Here are several methods to generate UNIX timestamps in Linux:

Using the date Command

The date command in Linux can generate UNIX timestamps with the +%s format specifier:

date +%s

This will output the current timestamp.

To generate a timestamp for a specific date:

date -d "2023-03-10 12:00:00" +%s

The -d option parses the provided date/time string and outputs the corresponding timestamp.

You can also generate timestamps in nanoseconds with:

date +%s%N

Using Perl

Perl has a built-in time function that returns the current UNIX timestamp:

#!/usr/bin/perl
print time(); 

Save this as a script, make it executable, and run it to output the timestamp.

Using Python

Similarly, Python has a time module with a time() function:

#!/usr/bin/python3
import time
print(int(time.time()))

The time.time() method returns a float, so convert it to an integer to get a proper UNIX timestamp.

Bash Script

You can also generate timestamps in a Bash script:

#!/bin/bash

timestamp=$(date +%s)
echo $timestamp

The $(date +%s) command substitution will be replaced with the output timestamp value.

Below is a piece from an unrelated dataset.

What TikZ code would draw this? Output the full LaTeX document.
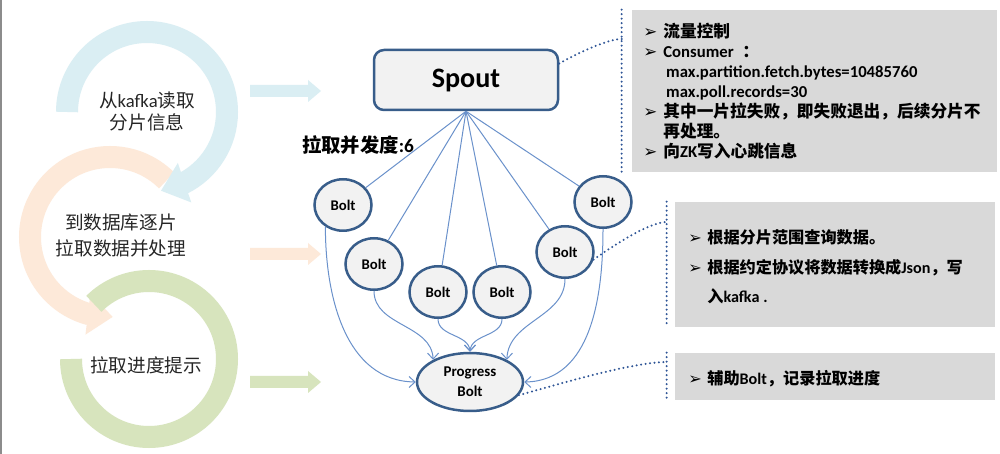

Converting Timestamps to Dates

To convert a UNIX timestamp back to a human-readable date, pass it to the date command with the @ option:

date -d @1678414400

This will convert the provided timestamp to a date/time in the configured system timezone.

You can also format the output date string:

date -d @1678414400 +"%Y-%m-%d %H:%M:%S"

So in summary, UNIX timestamps provide a simple way to handle dates/times in scripts and programs. The date command and programming languages make it easy to generate and convert timestamps.